THE TALLEST MAN ON EARTH
The Wild Hunt
While Kristian Matsson’s pseudonym would suggest he has quite a physical presence, he appears to be of average height. However, what the Swedish native lacks vertically, he more than makes up for vocally. His idiosyncratic croon, variously overpowering his guitar work and underscoring his distinct musical approach, commands your attention as soon as it interrupts the beginning of each of his songs.
The Wild Hunt’s title track starts with some cathartic guitar and banjo riffs, but a listener is quickly forced to adjust to Matsson’s jarring voice. With a very particular timbre, it falls out of his mouth a bit like Dylan’s rambling, conversational style from his Freewheelin’ days, but Matsson’s persistent wail is more nasally than gravelly. While he doesn’t sound simply like a Swede singing songs awkwardly in English, his abrupt intonation is either endearing or obnoxious. The content of his songs, however, is more universally pleasant.

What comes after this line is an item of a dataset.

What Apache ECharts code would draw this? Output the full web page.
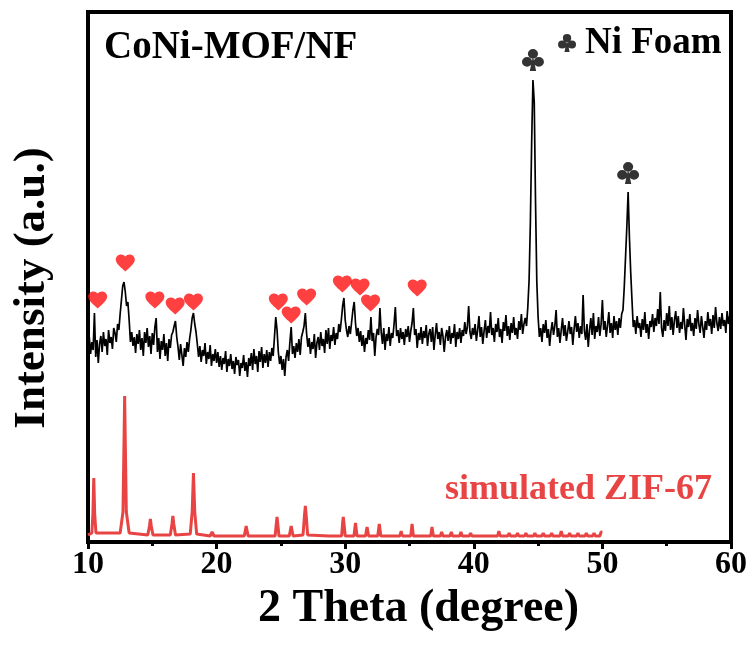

With the exception of the sustain-heavy piano on “Kids On the Run,” The Wild Hunt is composed of fairly formulaic, acoustic numbers that feature some nice fingerpicking and occasional embellishments. His lyrics, on the other hand, drift through fairy tales on a cosmic odyssey that includes “1600 tigers tied to silver strings” on “Thousand Ways.” “King of Spain” is about a man with regal aspirations; a Hemingway wannabe proclaims, “I will settle in Pamplona and I’ll provoke the bulls with words.” Some songs are more seriously colored with themes of confession, heaven, and hell as in “Love Is All,” when Matsson sings, “I walk upon the river like it’s easier than land; evil’s in my pocket, and your will is in my hand.” Thematically, these songs are reminiscent of Blitzen Trapper’s Furr or perhaps some of Shel Silverstein’s more edgy creations. While his vocal style is not for everyone, Matsson is an imaginative songwriter whose songs deserve your attention.